Time: 11:34 p.m. CEST
The United States Secretary of State John Kerry stated he had a “frank meeting” with the Russian President Vladimir Putin while visit to Russia on May 12, the BBC News reports. It was Kerry’s first visit after beginning of the Ukraine crisis in the early spring of 2014. The talks that endure for eight hours between State Secretary Kerry and the Russian leadership, “were a welcome development.”
Russia says it was not sending arms to the rebels in Ukraine, but as the BBC News reports, “Russia’s foreign minister Sergei Lavrov agreed with Secretary Kerry” that “the ceasefire in Ukraine is still being violated.” About 6,000 people died in the fighting which began in April 2014 in Ukraine “between Ukrainian government forces and Russian-backed rebels in Donetsk and Luhansk regions.”

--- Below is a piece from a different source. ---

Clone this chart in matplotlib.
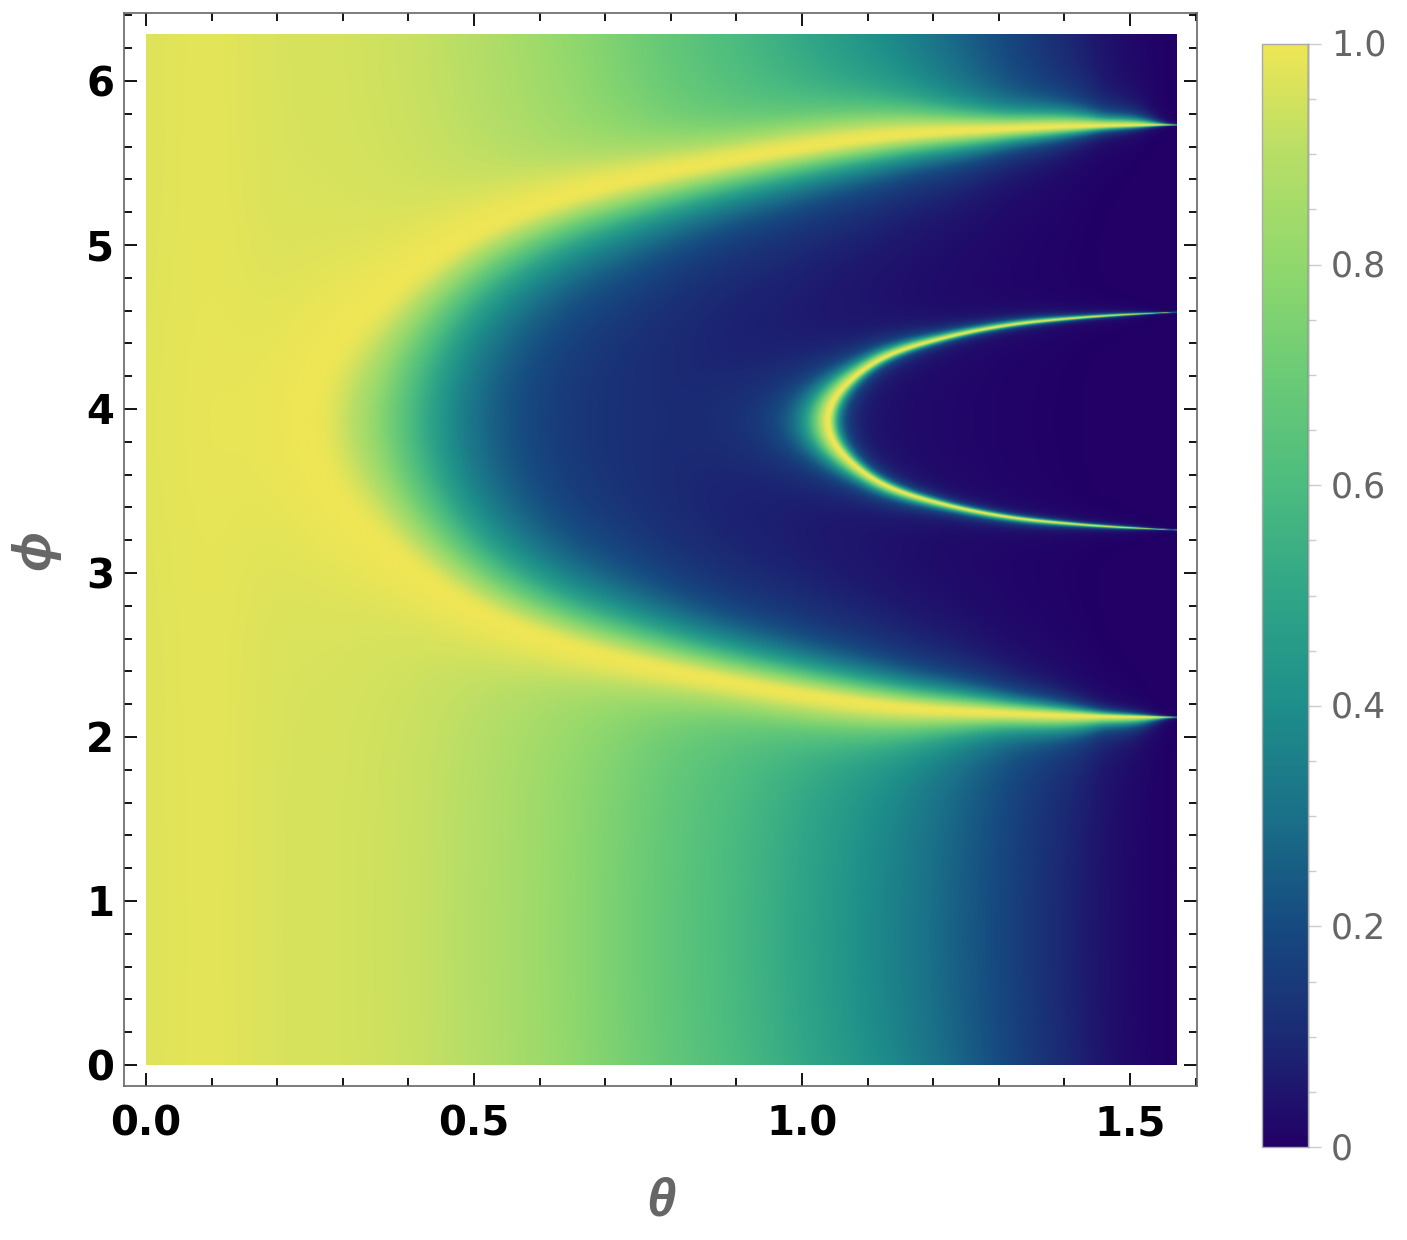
import numpy as np
import matplotlib
matplotlib.use("Agg")
import matplotlib.pyplot as plt
from matplotlib.colors import LinearSegmentedColormap
from matplotlib.ticker import MultipleLocator, FixedLocator
from matplotlib.transforms import ScaledTranslation

# ---- values ----
center_phi = 3.925
outer_theta = [0.0, 0.10, 0.25, 0.30, 0.35, 0.433, 0.509, 0.636, 0.738, 0.864, 0.962, 1.15, 1.30, 1.454, 1.57]
outer_r2 = [-1.6, -0.95, 0.0, 0.27, 0.52, 0.98, 1.37, 1.86, 2.16, 2.47, 2.70, 3.045, 3.17, 3.24, 3.26]
inner_theta = [0.0, 0.9, 1.04, 1.068, 1.119, 1.22, 1.32, 1.424, 1.526, 1.57]
inner_r2 = [-1.8, -0.25, 0.0, 0.05, 0.14, 0.26, 0.345, 0.397, 0.43, 0.44]
in_w_theta = [0.0, 0.25, 0.40, 0.50, 0.63, 0.74, 0.86, 1.0, 1.15, 1.3, 1.45, 1.55, 1.57]
outer_w_in = [1.05, 1.05, 1.0, 0.88, 0.76, 0.70, 0.62, 0.56, 0.45, 0.28, 0.09, 0.012, 0.004]
out_w_theta = [0.0, 0.5, 0.86, 1.15, 1.3, 1.45, 1.55, 1.57]
outer_w_out = [0.8, 0.8, 0.6, 0.55, 0.32, 0.18, 0.03, 0.008]
inner_w_theta = [0.0, 1.04, 1.22, 1.42, 1.52, 1.57]
inner_w_in = [0.024, 0.024, 0.016, 0.009, 0.004, 0.0012]
inner_w_out = [0.07, 0.05, 0.026, 0.013, 0.005, 0.0015]
base_theta = [0.0, 0.1, 0.2, 0.3, 0.4, 0.5, 0.6, 0.7, 0.8, 0.9, 1.0, 1.1, 1.2, 1.3, 1.4, 1.5, 1.57]
base_val = [0.97, 0.98, 0.96, 0.95, 0.93, 0.89, 0.83, 0.75, 0.66, 0.58, 0.49, 0.39, 0.29, 0.19, 0.09, 0.02, 0.0]
cmap_colors = ["#220066", "#1b2a74", "#164a80", "#1a7088", "#1e8e8a", "#30a587",
               "#4cbc7f", "#6bcb76", "#90d86d", "#b7de67", "#eee655"]
x_major = [0.0, 0.5, 1.0, 1.5]
y_major = [0, 1, 2, 3, 4, 5, 6]
cbar_ticks = [0, 0.2, 0.4, 0.6, 0.8, 1.0]
cbar_labels = ["0", "0.2", "0.4", "0.6", "0.8", "1.0"]


def spline(xk, yk, x):
    """Cubic curve through the read control points."""
    xk = np.asarray(xk, float)
    yk = np.asarray(yk, float)
    m = np.gradient(yk, xk)
    i = np.clip(np.searchsorted(xk, x) - 1, 0, len(xk) - 2)
    h = xk[i + 1] - xk[i]
    t = (x - xk[i]) / h
    return ((2*t**3 - 3*t**2 + 1)*yk[i] + (t**3 - 2*t**2 + t)*h*m[i]
            + (-2*t**3 + 3*t**2)*yk[i + 1] + (t**3 - t**2)*h*m[i + 1])


def logspline(xk, yk, x):
    return np.exp(spline(xk, np.log(yk), x))


W, H = 1407, 1240
fig = plt.figure(figsize=(W/100, H/100), dpi=100)


def rect(x0, y0, x1, y1):
    return [x0/W, 1 - y1/H, (x1 - x0)/W, (y1 - y0)/H]


theta = np.linspace(0, np.pi/2, 1500)
phi = np.linspace(0, 2*np.pi, 1500)
T, P = np.meshgrid(theta, phi)
D = np.abs((P - center_phi + np.pi) % (2*np.pi) - np.pi)
t = theta


def lor(g, w):
    return 1/(1 + (g/w)**2)


G1 = spline(outer_theta, outer_r2, t)[None, :] - D**2
w1i = logspline(in_w_theta, outer_w_in, t)[None, :]
w1o = logspline(out_w_theta, outer_w_out, t)[None, :]
b = np.clip(spline(base_theta, base_val, t), 0, 1)[None, :]
F1 = np.where(G1 > 0, lor(G1, w1i), b + (1 - b)*lor(G1, w1o))
G2 = spline(inner_theta, inner_r2, t)[None, :] - D**2
w2i = logspline(inner_w_theta, inner_w_in, t)[None, :]
w2o = logspline(inner_w_theta, inner_w_out, t)[None, :]
F2 = lor(G2, np.where(G2 > 0, w2i, w2o))
Z = 1 - (1 - F1)*(1 - F2)

cmap = LinearSegmentedColormap.from_list("vir", cmap_colors, N=512)

ax = fig.add_axes(rect(124, 13, 1197, 1086))
im = ax.imshow(Z, origin="lower", extent=[0, np.pi/2, 0, 2*np.pi], aspect="auto",
               cmap=cmap, vmin=0, vmax=1, interpolation="bilinear")
ax.set_xlim((124 - 146)/656, (1197 - 146)/656)
ax.set_ylim((1065 - 1086)/164, (1065 - 13)/164)
ax.xaxis.set_major_locator(FixedLocator(x_major))
ax.xaxis.set_minor_locator(MultipleLocator(0.1))
ax.yaxis.set_major_locator(FixedLocator(y_major))
ax.yaxis.set_minor_locator(MultipleLocator(0.2))
ax.set_xticklabels(["%.1f" % v for v in x_major])
ax.tick_params(which="both", direction="in", top=True, right=True, color="black", width=1.3)
ax.tick_params(which="major", length=9.5, labelsize=29)
ax.tick_params(axis="x", which="major", pad=13)
ax.tick_params(axis="y", which="major", pad=7)
ax.tick_params(which="minor", length=5.5)
for lab in ax.get_xticklabels() + ax.get_yticklabels():
    lab.set_fontweight("bold")
    lab.set_color("black")
for s in ax.spines.values():
    s.set_color("#666666")
    s.set_linewidth(1.2)
ax.set_xlabel("θ", fontsize=38, fontweight="bold", style="italic", family="Liberation Sans",
              color="#666666", labelpad=23)
ax.set_ylabel("ϕ", fontsize=38, fontweight="bold", style="italic", family="Liberation Sans",
              color="#666666", labelpad=19)

cax = fig.add_axes(rect(1262, 44, 1308, 1147))
cb = fig.colorbar(im, cax=cax)
cb.set_ticks(cbar_ticks)
cb.set_ticklabels(cbar_labels)
cax.yaxis.set_minor_locator(MultipleLocator(0.05))
cax.tick_params(which="major", length=9.5, width=1, color="#cccccc", labelcolor="#666666", labelsize=25, pad=7)
cax.tick_params(which="minor", length=5.5, width=1, color="#cccccc")
for lab in cax.get_yticklabels():
    lab.set_va("center")
    lab.set_transform(lab.get_transform() + ScaledTranslation(0, -0.02, fig.dpi_scale_trans))
cb.outline.set_edgecolor("#aaaaaa")
cb.outline.set_linewidth(1.0)
cax.axvline(1, color="black", alpha=0.55, lw=1.0, clip_on=False)

fig.savefig("out.png", dpi=100)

State Secretary Kerry said, “it was critically important that a ceasefire deal agreed in Minsk in February be fully implemented in eastern Ukraine.” Kerry added that U.S. and European Union “sanctions against Russia could only be scaled down ‘if and when’ that happens.”
“We are in significant agreement on the most important issue of all, which is that [the conflict in Ukraine] will only be resolved by the full implementation of Minsk and all of us have responsibilities to undertake in order to affect that implementation,” Mr Kerry said.
Kerry talked after four hours meeting with Russian President Putin. The talks included topics on Iran, Syria, Libya and Yemen. Both foreign ministers, “laid wreaths at a World War Two memorial earlier.”
BBC News says, the visits happened on the same day when the opposition published report originally created by murdered Kremlin critic Boris Nemtsov. The report alleges that 220 Russian soldiers had died in two key battles in eastern Ukraine.
The last talks between Kerry and Putin were in Moscow in May 2013.